A défaut de débats politiques tellement nécessaires à la réanimation d'une scène en léthargie, l'on se retrouve à (se) poser ce genre de questions qui, de toute évidence, n'auront jamais de réponses, exceptées celles sous forme du fait accompli. Il n'est pas sûr que la relève soit une problématique que le pouvoir accepterait de soumettre à large réflexion. D'ailleurs, avec le recul, la décision de Saïd Saadi de geler les activités de son parti, le RCD, pourrait être vue comme dictée par des impératifs d'un «wait and see» imposé par une situation de flou et de flottement en principe, annonciatrice de changement. Ceci dans un pays qui évolue normalement. Pour l'instant, le gouvernement travaille toujours «sur instruction de Son Excellence». Tous les ministres s'arrangent pour glisser cette formule magique qui donne l'impression qu'ils ne gèrent rien mais qu'ils sont toujours en attente d'une instruction.
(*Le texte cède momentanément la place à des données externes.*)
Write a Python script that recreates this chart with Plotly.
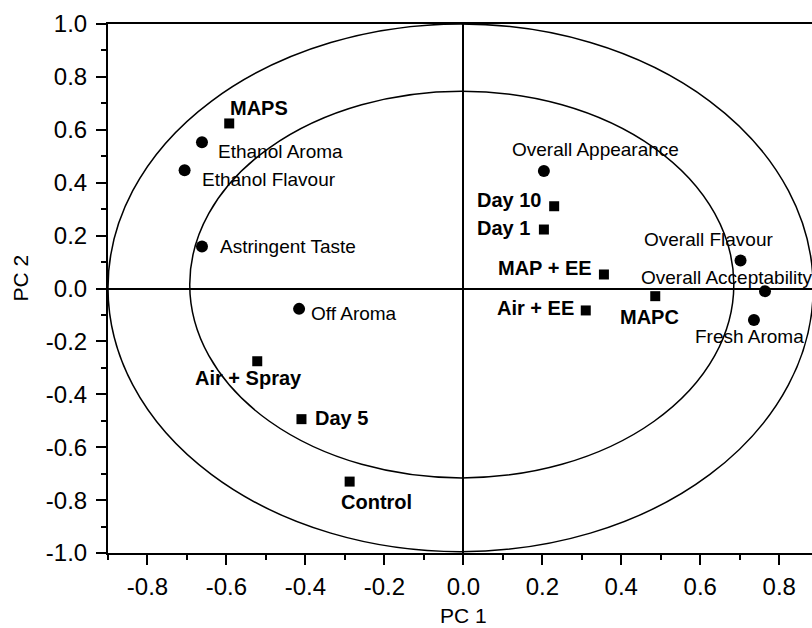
import plotly.graph_objects as go

# Attribute loadings (circles)
attr_names = ["Ethanol Aroma", "Ethanol Flavour", "Astringent Taste", "Off Aroma",
              "Overall Appearance", "Overall Flavour", "Overall Acceptability", "Fresh Aroma"]
attr_pc1 = [-0.662, -0.706, -0.662, -0.416, 0.204, 0.702, 0.764, 0.736]
attr_pc2 = [0.553, 0.447, 0.159, -0.077, 0.444, 0.106, -0.010, -0.119]

# Sample scores (squares)
samp_names = ["MAPS", "Day 10", "Day 1", "MAP + EE", "Air + EE", "MAPC",
              "Air + Spray", "Day 5", "Control"]
samp_pc1 = [-0.593, 0.230, 0.204, 0.356, 0.310, 0.486, -0.522, -0.410, -0.288]
samp_pc2 = [0.624, 0.311, 0.223, 0.053, -0.083, -0.029, -0.275, -0.494, -0.730]

# Correlation ellipses: [x0, x1, y0, y1]
outer_ellipse = [-0.900, 0.886, -0.995, 1.000]
inner_ellipse = [-0.693, 0.685, -0.716, 0.746]

x_ticks = [-0.8, -0.6, -0.4, -0.2, 0.0, 0.2, 0.4, 0.6, 0.8]
y_ticks = [-1.0, -0.8, -0.6, -0.4, -0.2, 0.0, 0.2, 0.4, 0.6, 0.8, 1.0]

# label placement (anchor, xshift px, yshift px)
attr_lab = [("left", 14, -9), ("left", 15, -9), ("left", 16, 0), ("left", 10, -5),
            ("center", 52, 22), ("center", -32, 21), ("center", -38, 14), ("center", -4, -17)]
samp_lab = [("left", -1, 15), ("right", -10, 6), ("right", -12, 2), ("right", -10, 6),
            ("right", -10, 2), ("center", -6, -21), ("center", -9, -17), ("left", 12, 1),
            ("center", 27, -20)]

FONT = "Liberation Sans, Arial, Helvetica, sans-serif"

fig = go.Figure()
fig.add_trace(go.Scatter(x=attr_pc1, y=attr_pc2, mode="markers",
                         marker=dict(symbol="circle", size=12, color="black"),
                         hoverinfo="text", text=attr_names, showlegend=False))
fig.add_trace(go.Scatter(x=samp_pc1, y=samp_pc2, mode="markers",
                         marker=dict(symbol="square", size=10, color="black"),
                         hoverinfo="text", text=samp_names, showlegend=False))

for e in (outer_ellipse, inner_ellipse):
    fig.add_shape(type="circle", xref="x", yref="y", x0=e[0], x1=e[1], y0=e[2], y1=e[3],
                  line=dict(color="black", width=1.5), layer="above")

anns = []
for n, x, y, (anc, dx, dy) in zip(attr_names, attr_pc1, attr_pc2, attr_lab):
    anns.append(dict(x=x, y=y, xref="x", yref="y", text=n, showarrow=False,
                     xanchor=anc, yanchor="middle", xshift=dx, yshift=dy,
                     font=dict(family=FONT, size=19, color="black")))
for n, x, y, (anc, dx, dy) in zip(samp_names, samp_pc1, samp_pc2, samp_lab):
    anns.append(dict(x=x, y=y, xref="x", yref="y", text="<b>" + n + "</b>", showarrow=False,
                     xanchor=anc, yanchor="middle", xshift=dx, yshift=dy,
                     font=dict(family=FONT, size=20, color="black")))
anns.append(dict(x=0, y=0, xref="x", yref="paper", text="PC 1", showarrow=False,
                 xanchor="center", yanchor="middle", yshift=-62,
                 font=dict(family=FONT, size=21, color="black")))
anns.append(dict(x=0, y=0, xref="paper", yref="y", text="PC 2", showarrow=False,
                 xanchor="center", yanchor="middle", xshift=-88, yshift=10, textangle=-90,
                 font=dict(family=FONT, size=21, color="black")))

fig.update_layout(
    width=812, height=628,
    margin=dict(l=108, r=0, t=24, b=75, pad=0),
    paper_bgcolor="white", plot_bgcolor="white",
    annotations=anns,
    font=dict(family=FONT, color="black"),
    xaxis=dict(range=[-0.9, 0.883], tickvals=x_ticks, ticktext=[f"{v:.1f}" for v in x_ticks],
               ticks="outside", ticklen=10, tickwidth=2, tickcolor="black",
               minor=dict(dtick=0.1, tick0=0, ticks="outside", ticklen=5, tickwidth=2, tickcolor="black"),
               showline=True, linecolor="black", linewidth=2, mirror=True,
               showgrid=False, zeroline=True, zerolinecolor="black", zerolinewidth=1.5,
               tickfont=dict(family=FONT, size=24, color="black"), ticklabelstandoff=1),
    yaxis=dict(range=[-1.0, 1.0], tickvals=y_ticks, ticktext=[f"{v:.1f}" for v in y_ticks],
               ticks="outside", ticklen=10, tickwidth=2, tickcolor="black",
               minor=dict(dtick=0.1, tick0=0, ticks="outside", ticklen=5, tickwidth=2, tickcolor="black"),
               showline=True, linecolor="black", linewidth=2, mirror=False,
               showgrid=False, zeroline=True, zerolinecolor="black", zerolinewidth=1.5,
               tickfont=dict(family=FONT, size=24, color="black"), ticklabelstandoff=4),
)

fig.write_html("out.html")
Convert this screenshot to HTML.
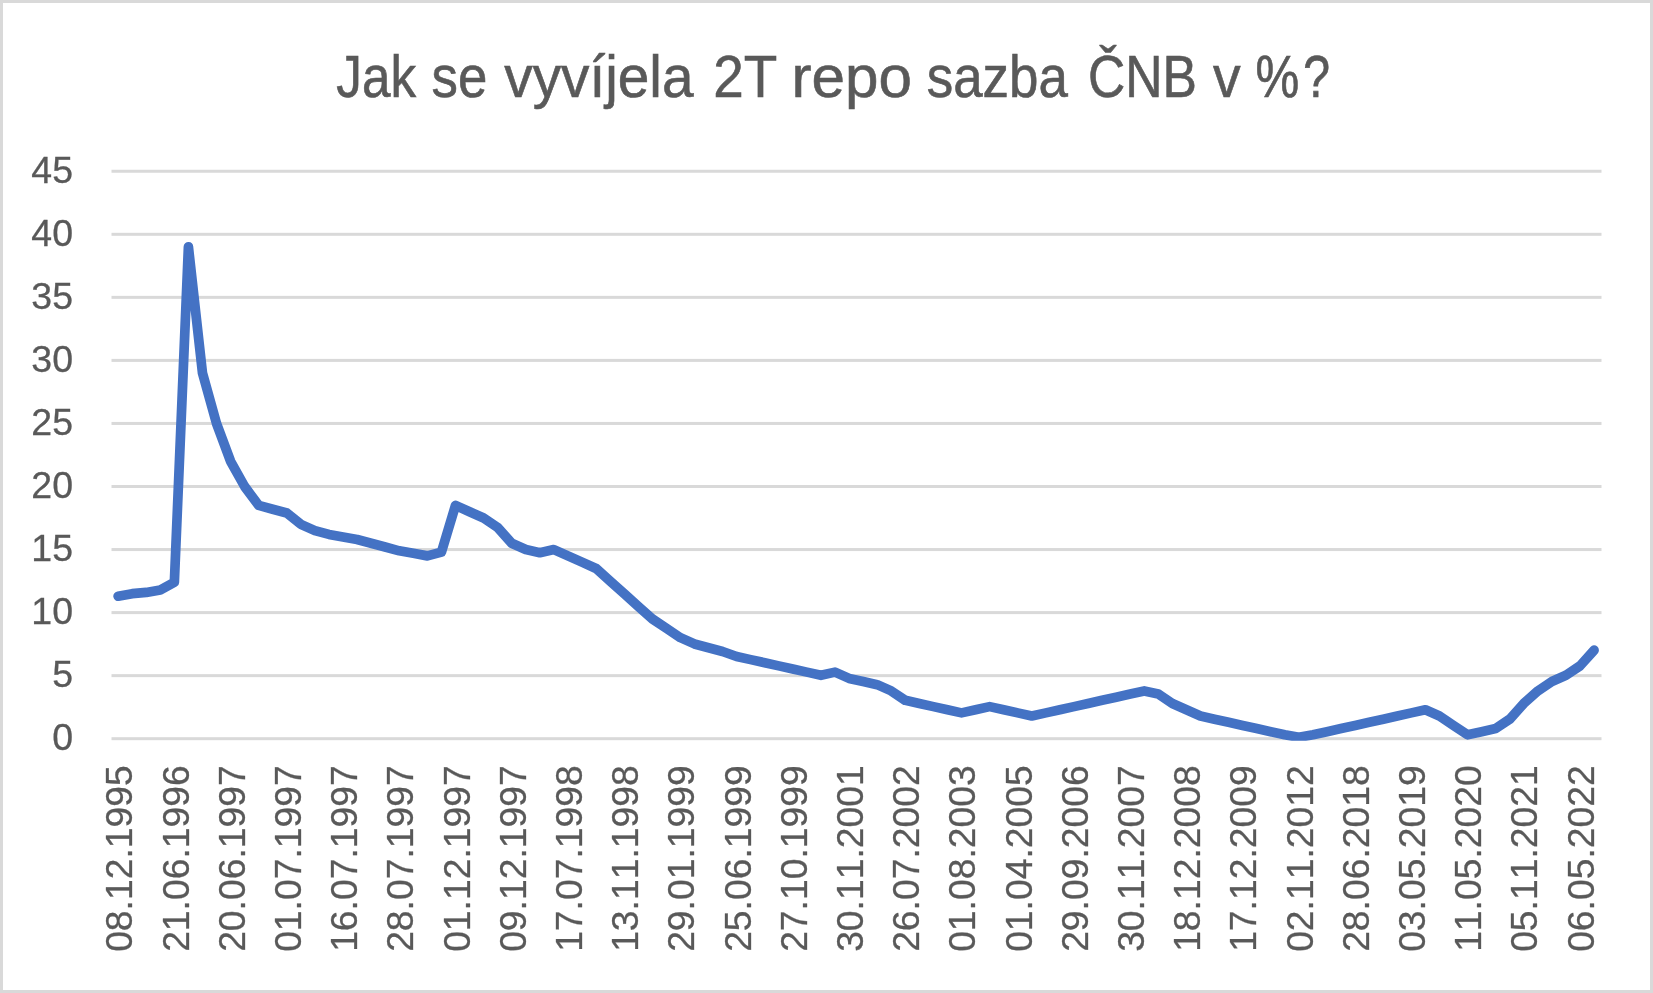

D'ailleurs, en aparté, on les entend dire «en vérité, nous gérons les affaires courantes jusqu'après l'élection».

Aux dernières nouvelles, si la date de la tenue de l'élection présidentielle est donnée plus pour le 2 avril prochain, celle de l'annonce de la candidature de Bouteflika est reculée, au lieu d'aujourd'hui, pour jeudi 5 février. «Ça se passera l'après-midi à la coupole Mohamed Boudiaf du complexe du 5 Juillet, toutes les dispositions ont été prises pour ce grand rassemblement,» nous dit un militant du RND qui ajoute, peut-être pour convaincre davantage, que «les invitations viennent d'être envoyées».